DO THIS:
Return every line of the data below that includes the string "Reproduce".

DATA LISTING:

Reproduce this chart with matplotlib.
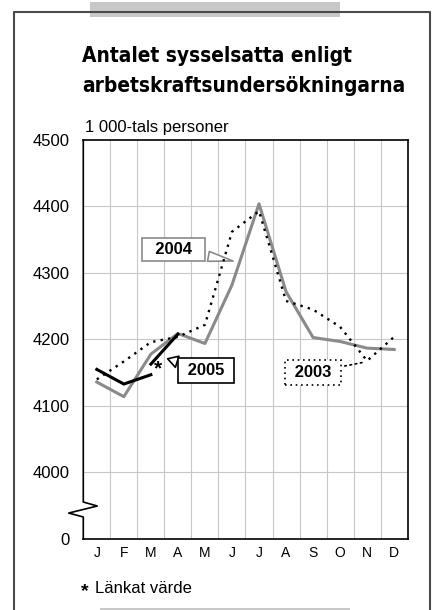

...

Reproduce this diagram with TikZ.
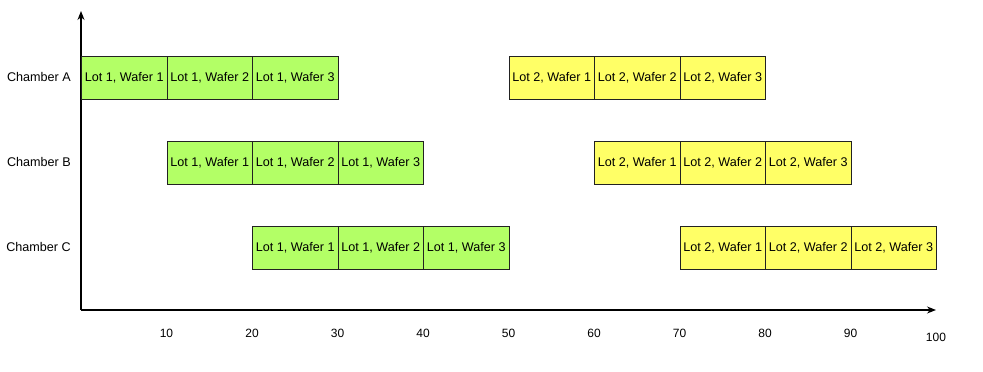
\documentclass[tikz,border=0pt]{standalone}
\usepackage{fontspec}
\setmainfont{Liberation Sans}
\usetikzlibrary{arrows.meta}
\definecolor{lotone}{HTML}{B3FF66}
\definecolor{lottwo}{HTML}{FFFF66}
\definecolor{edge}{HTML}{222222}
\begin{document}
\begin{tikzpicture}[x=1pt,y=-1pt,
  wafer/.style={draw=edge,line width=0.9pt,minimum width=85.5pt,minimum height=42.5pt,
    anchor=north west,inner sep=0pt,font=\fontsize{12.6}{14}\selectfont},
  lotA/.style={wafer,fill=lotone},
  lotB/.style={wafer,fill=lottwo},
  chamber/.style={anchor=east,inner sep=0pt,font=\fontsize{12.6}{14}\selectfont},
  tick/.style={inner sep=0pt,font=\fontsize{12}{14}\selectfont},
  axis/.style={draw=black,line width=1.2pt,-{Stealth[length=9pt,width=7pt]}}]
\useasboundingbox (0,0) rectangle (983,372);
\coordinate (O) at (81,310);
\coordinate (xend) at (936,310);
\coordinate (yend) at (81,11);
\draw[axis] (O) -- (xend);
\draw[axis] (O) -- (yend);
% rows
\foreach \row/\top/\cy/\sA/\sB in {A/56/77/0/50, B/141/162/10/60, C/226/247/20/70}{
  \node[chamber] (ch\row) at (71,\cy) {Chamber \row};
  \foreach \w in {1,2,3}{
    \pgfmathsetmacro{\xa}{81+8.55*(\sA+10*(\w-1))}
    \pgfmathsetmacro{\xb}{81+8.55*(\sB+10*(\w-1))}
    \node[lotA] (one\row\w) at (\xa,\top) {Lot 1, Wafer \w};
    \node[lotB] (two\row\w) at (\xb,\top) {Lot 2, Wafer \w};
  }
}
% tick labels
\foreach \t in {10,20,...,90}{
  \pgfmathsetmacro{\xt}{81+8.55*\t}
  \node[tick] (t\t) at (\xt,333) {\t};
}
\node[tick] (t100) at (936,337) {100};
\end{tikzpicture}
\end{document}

THE ANSWER:
Reproduce this chart with matplotlib.
Reproduce this diagram with TikZ.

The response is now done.